**PROBLEM:** Leave out the pictures, then reproduce the rest of the material exactly.

**PROVIDED MATERIAL:**
>> START

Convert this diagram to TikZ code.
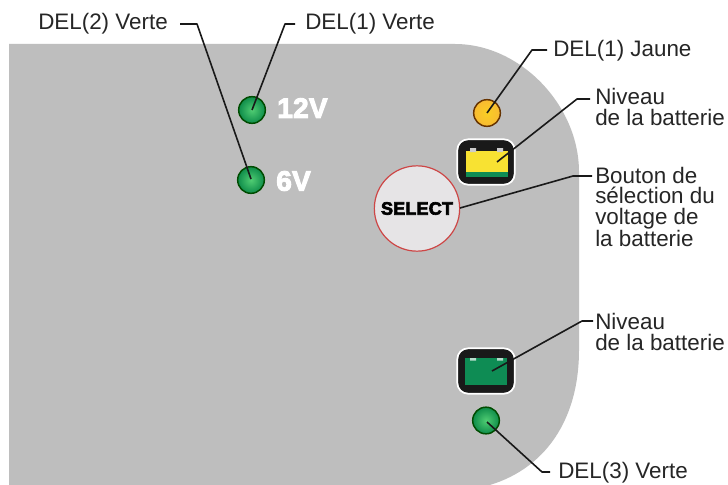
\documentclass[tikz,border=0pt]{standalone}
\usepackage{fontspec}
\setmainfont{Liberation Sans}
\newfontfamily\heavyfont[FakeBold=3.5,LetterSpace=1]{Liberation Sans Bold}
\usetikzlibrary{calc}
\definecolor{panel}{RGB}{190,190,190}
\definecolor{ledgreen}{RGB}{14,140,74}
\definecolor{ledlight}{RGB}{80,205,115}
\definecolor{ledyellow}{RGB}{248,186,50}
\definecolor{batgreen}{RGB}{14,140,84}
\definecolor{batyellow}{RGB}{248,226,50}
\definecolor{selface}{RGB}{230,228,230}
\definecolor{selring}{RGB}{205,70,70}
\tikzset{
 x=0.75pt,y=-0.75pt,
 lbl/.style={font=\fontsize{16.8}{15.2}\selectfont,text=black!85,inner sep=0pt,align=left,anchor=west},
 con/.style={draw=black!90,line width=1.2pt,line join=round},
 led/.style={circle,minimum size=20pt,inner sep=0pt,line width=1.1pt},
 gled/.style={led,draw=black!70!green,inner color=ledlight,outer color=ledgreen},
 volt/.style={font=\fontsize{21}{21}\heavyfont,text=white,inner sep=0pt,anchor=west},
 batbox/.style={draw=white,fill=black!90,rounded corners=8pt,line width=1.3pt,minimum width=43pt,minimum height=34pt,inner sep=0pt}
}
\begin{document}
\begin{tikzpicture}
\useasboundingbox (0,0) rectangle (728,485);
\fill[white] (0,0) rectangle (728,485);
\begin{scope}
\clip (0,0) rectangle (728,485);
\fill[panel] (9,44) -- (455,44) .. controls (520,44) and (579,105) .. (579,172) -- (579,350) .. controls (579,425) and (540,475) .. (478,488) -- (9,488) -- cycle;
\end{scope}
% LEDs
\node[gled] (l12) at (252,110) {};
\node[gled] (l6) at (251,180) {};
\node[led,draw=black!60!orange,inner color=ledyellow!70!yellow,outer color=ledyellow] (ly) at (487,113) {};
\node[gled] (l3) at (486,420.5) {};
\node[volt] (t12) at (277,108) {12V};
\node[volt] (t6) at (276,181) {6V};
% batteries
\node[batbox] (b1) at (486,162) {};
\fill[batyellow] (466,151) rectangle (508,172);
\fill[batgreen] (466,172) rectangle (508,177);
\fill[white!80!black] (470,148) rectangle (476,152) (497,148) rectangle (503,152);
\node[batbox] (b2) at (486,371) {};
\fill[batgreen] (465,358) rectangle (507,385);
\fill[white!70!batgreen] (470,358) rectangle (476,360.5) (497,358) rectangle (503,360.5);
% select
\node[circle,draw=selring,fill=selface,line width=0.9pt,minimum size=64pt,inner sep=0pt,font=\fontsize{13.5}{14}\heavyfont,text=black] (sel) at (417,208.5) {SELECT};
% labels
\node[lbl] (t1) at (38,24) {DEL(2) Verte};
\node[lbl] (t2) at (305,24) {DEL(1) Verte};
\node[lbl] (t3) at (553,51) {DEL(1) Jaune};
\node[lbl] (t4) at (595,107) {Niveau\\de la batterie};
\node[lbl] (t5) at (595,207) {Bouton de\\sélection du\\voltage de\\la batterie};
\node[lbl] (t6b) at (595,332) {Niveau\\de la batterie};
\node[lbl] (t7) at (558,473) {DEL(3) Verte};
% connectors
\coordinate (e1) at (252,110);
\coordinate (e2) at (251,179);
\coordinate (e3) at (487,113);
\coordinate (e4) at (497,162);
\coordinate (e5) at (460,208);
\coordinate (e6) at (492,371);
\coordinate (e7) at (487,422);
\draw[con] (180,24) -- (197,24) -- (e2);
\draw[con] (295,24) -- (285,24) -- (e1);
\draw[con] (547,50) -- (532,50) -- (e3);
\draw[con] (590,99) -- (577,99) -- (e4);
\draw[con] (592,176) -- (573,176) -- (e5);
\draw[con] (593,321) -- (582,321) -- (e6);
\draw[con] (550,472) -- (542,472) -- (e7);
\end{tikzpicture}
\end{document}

>> END

**EXERCISE ANSWER:**
Convert this diagram to TikZ code.
\documentclass[tikz,border=0pt]{standalone}
\usepackage{fontspec}
\setmainfont{Liberation Sans}
\newfontfamily\heavyfont[FakeBold=3.5,LetterSpace=1]{Liberation Sans Bold}
\usetikzlibrary{calc}
\definecolor{panel}{RGB}{190,190,190}
\definecolor{ledgreen}{RGB}{14,140,74}
\definecolor{ledlight}{RGB}{80,205,115}
\definecolor{ledyellow}{RGB}{248,186,50}
\definecolor{batgreen}{RGB}{14,140,84}
\definecolor{batyellow}{RGB}{248,226,50}
\definecolor{selface}{RGB}{230,228,230}
\definecolor{selring}{RGB}{205,70,70}
\tikzset{
 x=0.75pt,y=-0.75pt,
 lbl/.style={font=\fontsize{16.8}{15.2}\selectfont,text=black!85,inner sep=0pt,align=left,anchor=west},
 con/.style={draw=black!90,line width=1.2pt,line join=round},
 led/.style={circle,minimum size=20pt,inner sep=0pt,line width=1.1pt},
 gled/.style={led,draw=black!70!green,inner color=ledlight,outer color=ledgreen},
 volt/.style={font=\fontsize{21}{21}\heavyfont,text=white,inner sep=0pt,anchor=west},
 batbox/.style={draw=white,fill=black!90,rounded corners=8pt,line width=1.3pt,minimum width=43pt,minimum height=34pt,inner sep=0pt}
}
\begin{document}
\begin{tikzpicture}
\useasboundingbox (0,0) rectangle (728,485);
\fill[white] (0,0) rectangle (728,485);
\begin{scope}
\clip (0,0) rectangle (728,485);
\fill[panel] (9,44) -- (455,44) .. controls (520,44) and (579,105) .. (579,172) -- (579,350) .. controls (579,425) and (540,475) .. (478,488) -- (9,488) -- cycle;
\end{scope}
% LEDs
\node[gled] (l12) at (252,110) {};
\node[gled] (l6) at (251,180) {};
\node[led,draw=black!60!orange,inner color=ledyellow!70!yellow,outer color=ledyellow] (ly) at (487,113) {};
\node[gled] (l3) at (486,420.5) {};
\node[volt] (t12) at (277,108) {12V};
\node[volt] (t6) at (276,181) {6V};
% batteries
\node[batbox] (b1) at (486,162) {};
\fill[batyellow] (466,151) rectangle (508,172);
\fill[batgreen] (466,172) rectangle (508,177);
\fill[white!80!black] (470,148) rectangle (476,152) (497,148) rectangle (503,152);
\node[batbox] (b2) at (486,371) {};
\fill[batgreen] (465,358) rectangle (507,385);
\fill[white!70!batgreen] (470,358) rectangle (476,360.5) (497,358) rectangle (503,360.5);
% select
\node[circle,draw=selring,fill=selface,line width=0.9pt,minimum size=64pt,inner sep=0pt,font=\fontsize{13.5}{14}\heavyfont,text=black] (sel) at (417,208.5) {SELECT};
% labels
\node[lbl] (t1) at (38,24) {DEL(2) Verte};
\node[lbl] (t2) at (305,24) {DEL(1) Verte};
\node[lbl] (t3) at (553,51) {DEL(1) Jaune};
\node[lbl] (t4) at (595,107) {Niveau\\de la batterie};
\node[lbl] (t5) at (595,207) {Bouton de\\sélection du\\voltage de\\la batterie};
\node[lbl] (t6b) at (595,332) {Niveau\\de la batterie};
\node[lbl] (t7) at (558,473) {DEL(3) Verte};
% connectors
\coordinate (e1) at (252,110);
\coordinate (e2) at (251,179);
\coordinate (e3) at (487,113);
\coordinate (e4) at (497,162);
\coordinate (e5) at (460,208);
\coordinate (e6) at (492,371);
\coordinate (e7) at (487,422);
\draw[con] (180,24) -- (197,24) -- (e2);
\draw[con] (295,24) -- (285,24) -- (e1);
\draw[con] (547,50) -- (532,50) -- (e3);
\draw[con] (590,99) -- (577,99) -- (e4);
\draw[con] (592,176) -- (573,176) -- (e5);
\draw[con] (593,321) -- (582,321) -- (e6);
\draw[con] (550,472) -- (542,472) -- (e7);
\end{tikzpicture}
\end{document}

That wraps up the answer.